Let ${\displaystyle {}I}$ be an interval, ${\displaystyle {}r}$ a boundary point of ${\displaystyle {}I}$ and

${\displaystyle f\colon I\longrightarrow \mathbb {R} }$

a continuous function. Prove that the existence of the improper integral

${\displaystyle \int _{a}^{r}f(t)\,dt}$

does not depend on the choice of the starting point ${\displaystyle {}a\in I}$.

### Exercise

Let ${\displaystyle {}I={]r,s[}}$ be a bounded open interval and

${\displaystyle f\colon I\longrightarrow \mathbb {R} }$

a continuous function, which can be extended continuously to ${\displaystyle {}[r,s]}$. Prove that the improper integral

${\displaystyle \int _{r}^{s}f(t)\,dt}$

exists.

### Exercise

Formulate and prove computation rules for improper integrals (analogous to Lemma 23.5).

### Exercise

Decide whether the improper integral

${\displaystyle \int _{1}^{\infty }{\frac {x^{2}-3x+5}{x^{4}+2x^{3}+5x+8}}\,dx}$

exists.

### Exercise

Determine the improper integral

${\displaystyle \int _{0}^{\infty }e^{-t}\,dt.}$

### Exercise

Let ${\displaystyle {}I=[a,b]}$ be a bounded interval and let

${\displaystyle f\colon ]a,b[\longrightarrow \mathbb {R} }$
be a continuous function.
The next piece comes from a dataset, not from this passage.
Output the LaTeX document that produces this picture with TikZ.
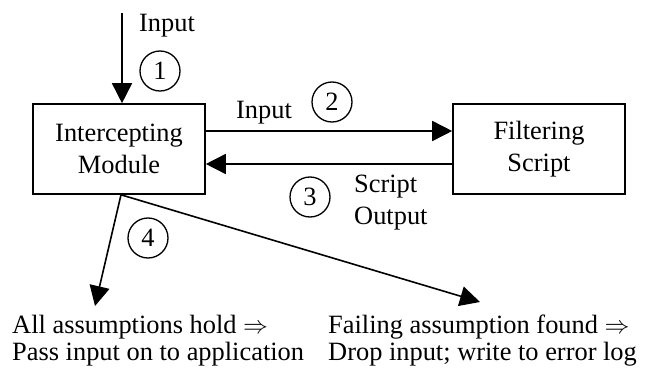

Let ${\displaystyle {}{\left(x_{n}\right)}_{n\in \mathbb {N} }}$ be a decreasing sequence in ${\displaystyle {}I}$ with limit ${\displaystyle {}a}$ and let ${\displaystyle {}{\left(y_{n}\right)}_{n\in \mathbb {N} }}$ be an increasing sequence in ${\displaystyle {}I}$ with limit ${\displaystyle {}b}$. Assume that the improper integral ${\displaystyle {}\int _{a}^{b}f(t)\,dt}$ exists. Prove that the sequence
${\displaystyle w_{n}=\int _{x_{n}}^{y_{n}}f(t)\,dt}$

converges to this improper integral.

Hand-in-exercises

### Exercise (2 points)

Compute the energy that would be necessary to move the Earth, starting from the current position relative to the Sun, infinitely far away from the Sun.

### Exercise (3 points)

Decide whether the improper integral

${\displaystyle \int _{0}^{\infty }{\frac {1}{(x+1){\sqrt {x}}}}\,dx}$

exists and compute it in case of existence.

### Exercise (5 points)

Give an example of a not bounded, continuous function

${\displaystyle f\colon \mathbb {R} _{\geq 0}\longrightarrow \mathbb {R} _{\geq 0},}$

such that the improper integral ${\displaystyle {}\int _{0}^{\infty }f(t)\,dt}$ exists.

### Exercise (2 points)

Decide whether the improper integral

${\displaystyle \int _{-1}^{1}{\frac {1}{\sqrt {1-t^{2}}}}\,dt}$

exists and compute it in case of existence.

### Exercise (4 points)

Decide whether the improper integral

${\displaystyle \int _{1}^{\infty }{\frac {x^{3}-3x+5}{x^{4}+2x^{3}+5x+8}}\,dx}$

exists.

### Exercise (8 points)

Decide whether the improper integral

${\displaystyle \int _{0}^{\infty }{\frac {\sin x}{x}}\,dx}$

exists.

(Do not try to find an antiderivative for the integrand.)